No meu caso Figment serviu na perfeição para falar sobre o medo com o meu filho, explicando como Dusty combate e persegue corajosamente os medos que vivem na mente é uma porta de entrada para se entender o que eles são, e a forma natural com existem em todos nós.

Com combate e puzzles simples, o que Figment não tem em termos de diversidade e em muitos casos desafio, compensa com uma exímia direcção artística, enredo e voice acting. A beleza de todo o mundo com as pinceladas visíveis ajudam a transpor o mundo interactivo do videojogo para a ambiência de livro infantil. As texturas que quase conseguem contar-nos a passagem de pincéis digitais, e que tornam Figment como uma assombrosa experiência para toda a família.
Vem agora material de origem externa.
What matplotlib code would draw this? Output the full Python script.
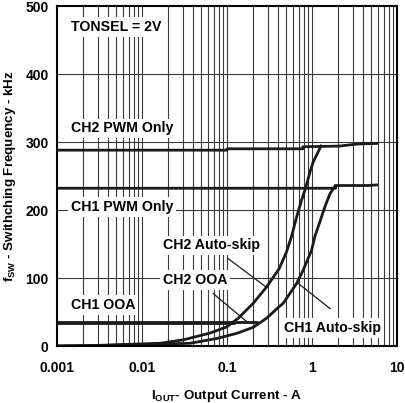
import matplotlib
matplotlib.use("Agg")
import matplotlib.pyplot as plt
import matplotlib.ticker as mticker

plt.rcParams['font.family'] = ['Liberation Sans', 'DejaVu Sans']
plt.rcParams['font.weight'] = 'bold'
plt.rcParams['mathtext.fontset'] = 'custom'
plt.rcParams['mathtext.rm'] = 'Liberation Sans:bold'
plt.rcParams['mathtext.bf'] = 'Liberation Sans:bold'
plt.rcParams['mathtext.it'] = 'Liberation Sans:bold'

# Data
ch2_pwm_x = [0.001, 0.1, 0.1, 0.78, 0.78, 2.1, 3.4, 6.0]
ch2_pwm_y = [288, 288, 290, 290, 293, 294, 297, 298]
ch1_pwm_x = [0.001, 1.9, 1.9, 4.5, 6.0]
ch1_pwm_y = [232, 232, 236, 236, 237]

ch2_auto_x = [0.001, 0.0032, 0.0055, 0.0163, 0.0306, 0.063, 0.099, 0.136, 0.204, 0.293,
              0.412, 0.50, 0.577, 0.66, 0.756, 0.85, 0.947, 1.036, 1.155, 1.30]
ch2_auto_y = [0, 1, 2, 4, 9, 19, 28, 41, 63, 87,
              114, 138, 162, 190, 215, 234, 256, 271, 283, 296]
ch1_auto_x = [0.001, 0.0032, 0.0055, 0.0177, 0.0367, 0.0757, 0.13, 0.204, 0.293, 0.412,
              0.46, 0.66, 0.79, 0.99, 1.08, 1.24, 1.42, 1.63, 1.91]
ch1_auto_y = [0, 0.5, 1.5, 3, 4, 11, 18.6, 27.5, 41, 58,
              63, 92, 112, 141, 161, 183, 205, 224, 237]

ch2_ooa_x = [0.001, 0.125]
ch2_ooa_y = [34, 34]
ch1_ooa_x = [0.001, 0.23]
ch1_ooa_y = [35, 35]

labels = ["TONSEL = 2V", "CH2 PWM Only", "CH1 PWM Only", "CH2 Auto-skip", "CH2 OOA", "CH1 OOA", "CH1 Auto-skip"]
label_x = [0.00146, 0.00146, 0.00146, 0.0177, 0.0177, 0.00146, 0.468]
label_y = [469, 320, 204, 148, 97, 60, 26]

leader_lines = [((0.102, 129), (0.293, 86)),
                ((0.069, 77), (0.17, 36)),
                ((0.69, 92), (1.63, 55))]

x_ticks = [0.001, 0.01, 0.1, 1, 10]
x_ticklabels = ['0.001', '0.01', '0.1', '1', '10']
y_ticks = [0, 100, 200, 300, 400, 500]

fig = plt.figure(figsize=(4.05, 4.03), dpi=100)
ax = fig.add_axes([57/405, 1 - 346/403, 340/405, 340/403])
ax.set_xscale('log')
ax.set_xlim(0.001, 10)
ax.set_ylim(0, 500)

# grid
gc = '#3a3a3a'
for dec in [0.001, 0.01, 0.1, 1]:
    for m in range(1, 10):
        xv = dec * m
        if xv <= 0.001 or xv >= 10:
            continue
        ax.axvline(xv, color=gc, lw=0.8, zorder=1)
for yv in [100, 200, 300, 400]:
    ax.axhline(yv, color=gc, lw=0.8, zorder=1)

lw = 2.0
for xs, ys in [(ch2_pwm_x, ch2_pwm_y), (ch1_pwm_x, ch1_pwm_y), (ch2_auto_x, ch2_auto_y),
               (ch1_auto_x, ch1_auto_y), (ch2_ooa_x, ch2_ooa_y), (ch1_ooa_x, ch1_ooa_y)]:
    ax.plot(xs, ys, color='#1a1a1a', lw=lw, zorder=4, solid_joinstyle='round',
            solid_capstyle='butt')

for (p0, p1) in leader_lines:
    ax.plot([p0[0], p1[0]], [p0[1], p1[1]], color='#1a1a1a', lw=0.9, zorder=4)

for t, xv, yv in zip(labels, label_x, label_y):
    ax.text(xv, yv, t, fontsize=10.2, fontweight='bold', ha='left', va='center', zorder=3,
            bbox=dict(boxstyle='square,pad=0.2', fc='white', ec='none'))

ax.set_xticks(x_ticks)
ax.set_xticklabels(x_ticklabels)
ax.set_yticks(y_ticks)
ax.xaxis.set_minor_locator(mticker.NullLocator())
ax.tick_params(axis='x', length=0, labelsize=10, pad=11)
ax.tick_params(axis='y', length=0, labelsize=10, pad=6)
for lab in ax.get_xticklabels() + ax.get_yticklabels():
    lab.set_fontweight('bold')
for s in ax.spines.values():
    s.set_linewidth(1.5)
    s.set_zorder(6)

ax.set_xlabel(r'I$_{\mathrm{OUT}}$- Output Current - A', fontsize=9.6, fontweight='bold', labelpad=9)
ax.set_ylabel(r'f$_{\mathrm{SW}}$ - Swithching Frequency - kHz', fontsize=9.6, fontweight='bold', labelpad=5)

fig.savefig('out.png', dpi=100)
Figment vive no mesmo brilhantismo metafórico do filme Inside Out, obviamente inspirado por ele e pela forma como é possível abordar questões humanas (físicas e psicológicas) às crianças com valentes doses de engenho e arte. Um excelente jogo de aventura que nos vai fazer sorrir tantas vezes que nos faz lembrar os melhores momentos passados com os nossos livros infantis. Para o estúdio Bedtime Digital Games é um sinónimo de maturação, elevando já a sua própria fasquia nesta sua terceira criação. Depois de três jogos brilhantes e artisticamente entusiasmantes, deixa-nos uma ansiedade por vislumbrar o que virá no futuro. Mas se mantiverem esta abordagem familiar e a sua estética muito própria, a garantia é que o dia de amanhã será colorido e brilhante.